Segundo Marques, os servidores sabem que não conseguirão reajustes da ordem de 40% — que, nos cálculos do Fonacate, é a defasagem acumulada desde janeiro de 2017 para 80% do funcionalismo. “A inflação acumulada nesse período é de pouco mais de 40%. Temos consciência de que é impossível repor essas perdas neste momento. Mas vamos pedir que o governo conceda um aumento emergencial, acima de 6%, e um prazo menor de escalonamento das correções”, destacou Marques, em referência aos reajustes ao Judiciário, concedido a partir deste ano, passando para 6%, em fevereiro de 2024 e 6,13%, a partir de 2025, totalizando os 18%. Ele lembrou que, para os servidores que tiveram a última parcela de reajuste em janeiro de 2019, a defasagem salarial é de 27%.
“Esperamos que seja sinalizado que o governo pretende resolver esse problema, enviando ao Congresso Nacional, uma medida provisória usando o valor já disponível no Orçamento, e algo mais que desse para melhorar a correção”, acrescentou Marques. O presidente do Fonacate destacou que o funcionalismo do Executivo ganha muito menos do que o do Legislativo e do Judiciário, que já conseguiram seus respectivos reajustes, embora escalonados. “O servidor ganha muito menos do que os demais, que costumam receber o teto, de quase R$ 40 mil e já foram contemplados com correções. O salário médio do Executivo federal é de R$ 9,2 mil e, até agora, não teve nenhum reajuste. Por isso, é importante começarmos a debater na mesa de negociação uma reposição emergencial”, defendeu.
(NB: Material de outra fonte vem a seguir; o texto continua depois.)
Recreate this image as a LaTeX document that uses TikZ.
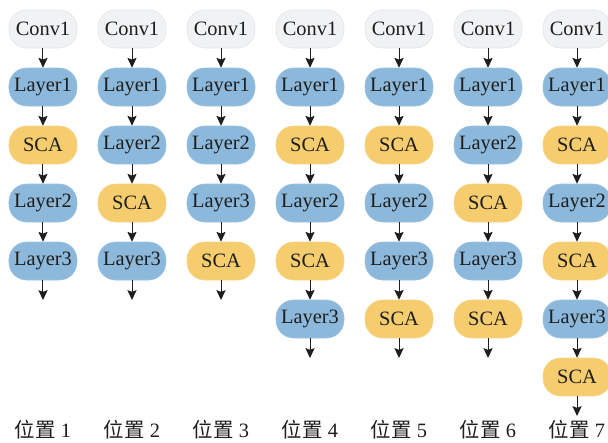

“Essa questão é mais sensível, já que existe um recurso que já está reservado no Orçamento. É preciso negociar os percentuais. Na reunião preparatória para a mesa, houve consenso de que os 6% concedidos neste ano para o Legislativo e o Judiciário são insuficientes. O governo precisará melhorar um pouco, do ponto de vista simbólico”, emendou.
Reforma administrativa
Outra reivindicação dos sindicatos, segundo Marques, será a participação das entidades de classe nos debates para a construção de uma reforma administrativa mais justa, diferente da proposta pelo governo Bolsonaro, a PEC 32. “Essa proposta foi feita por quem não entendia do assunto. Queremos ajudar a propor uma reforma melhor, que considere a avaliação do desempenho dos servidores, mas que proteja o trabalhador sem deixar de garantir as entregas para a sociedade”, frisou.
O interlocutor do governo com as centrais sindicais no Ministério da Gestão e Inovação será o economista Sérgio Mendonça, secretário de Gestão de Pessoas e Relações de Trabalho da pasta, que já executou função semelhante no antigo ministério do Planejamento. Nas redes sociais, ele gravou um vídeo convidando as entidades para participarem da abertura da mesa.
Resta saber como o governo conseguirá conciliar o compromisso de responsabilidade fiscal, que não está muito claro nos discursos de Lula, com as demandas dos servidores, que não devem caber no Orçamento deste ano. A saída, segundo fontes, seria o escalonamento do reajuste como ocorreu no Judiciário e no Legislativo. Mas Rudinei Marques já sinalizou que as categorias querem prazos mais curtos, de dois anos, nesse parcelamento, abrindo uma nova negociação em 2025.